In the remainder of these reasons for the sake of clarity we will refer to the applicant for costs (the respondent to the appeal) as 'the Chief Commissioner' and respondent to that application (the appellant in the appeal) as 'the Company'.
The Tribunal at first instance summarily dismissed the Company's review application: T & S Nominees Pty Ltd v Chief Commissioner of State Revenue [2016] NSCATAD 119 (the First Instance Decision). The Company filed a Notice of Appeal within the time required. The review applicant failed to appear at the first directions hearing. The appeal was dismissed for want of appearance. The review applicant applied to the Appeal Panel for reinstatement of the appeal, as is permitted in cases of failure to appear.

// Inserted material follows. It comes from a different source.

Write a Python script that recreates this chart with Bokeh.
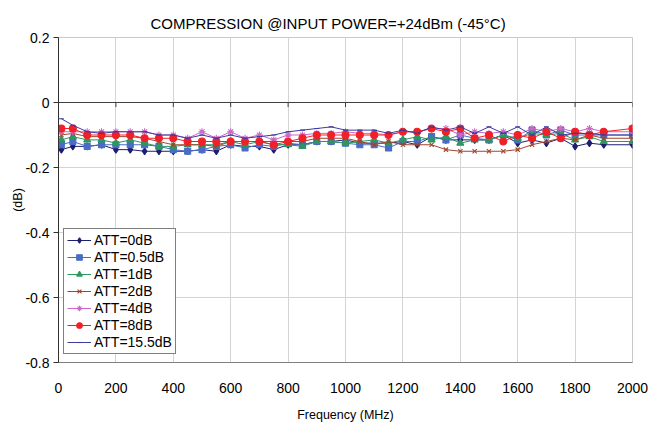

The application for reinstatement was a day late. The Company applied to the Appeal Panel to exercise its discretion to extend time and hear the reinstatement application. In light of the matter's history, and for other reasons set out in our decision, we refused to extend time, with the result that the dismissal decision stood: T & S Nominees Pty Ltd v Chief Commissioner of State Revenue [2017] NSWCATAP 6 (the Reinstatement Decision).

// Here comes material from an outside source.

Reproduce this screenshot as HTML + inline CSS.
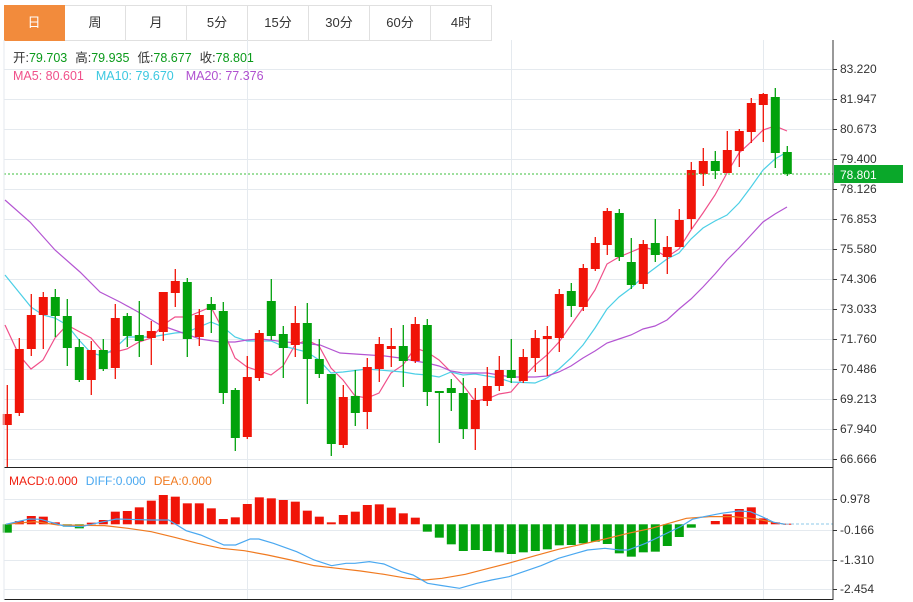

The decision was published on 6 January 2017. The Chief Commissioner had foreshadowed in its submissions the possibility of an application for costs if it was successful.
In those reasons we asked the Chief Commissioner to advise the Tribunal by 17 January 2017 if it intended to pursue a costs application, and directions would be made. The Chief Commissioner so indicated, a timetable for filing of submissions was set and later varied, to allow the Chief Commissioner to file by 9 February 2017 and the Company by 27 February 2007.
The Chief Commissioner filed submissions in writing on 9 February 2017. On 15 February 2017 the Tribunal Registry received a letter from Milly Haddad expressed to be on behalf of Samira Haddad (persons whose relationship to the affairs of the Company is canvassed in the First Instance Decision), followed by the words 'Directors of T & S Nominees Pty Ltd on 15 February 2017'. There was no evidence that the letter had been copied to the Chief Commissioner. The Registry forwarded it to the Chief Commissioner on 1 March 2017. There has been no further correspondence from either of the parties.
The letter included an application for extension of time to make submissions. The application stated that it, the Company, was having difficulty obtaining legal representation. No evidence as to why that was a real difficulty was provided. The application is inadequate. It is refused. No submissions were filed prior to the deadline of 27 February 2017.
The letter also referred to the decision recorded in the principal decision by the presiding member not to disqualify himself in relation to a possible conflict (raised with the parties two days after the hearing and six weeks before the decision was delivered). The possible conflict was dealt with in the principal decision. The presiding member decided not to recuse himself. The letter did not raise any new considerations in relation to the matter. The decision will not be revisited.
1. In the directions, we foreshadowed the possibility that we might decide to dispense with a hearing and decide the matter on the papers. The Chief Commissioner did not express any view in the submissions filed 9 February 2017. The Company's letter of 15 February 2017 did not address the matter. The application is, we consider, suitable for determination without a public oral hearing and it is dispensed with under s 50 of the Civil and Administrative Tribunal Act 2013 (NCAT Act).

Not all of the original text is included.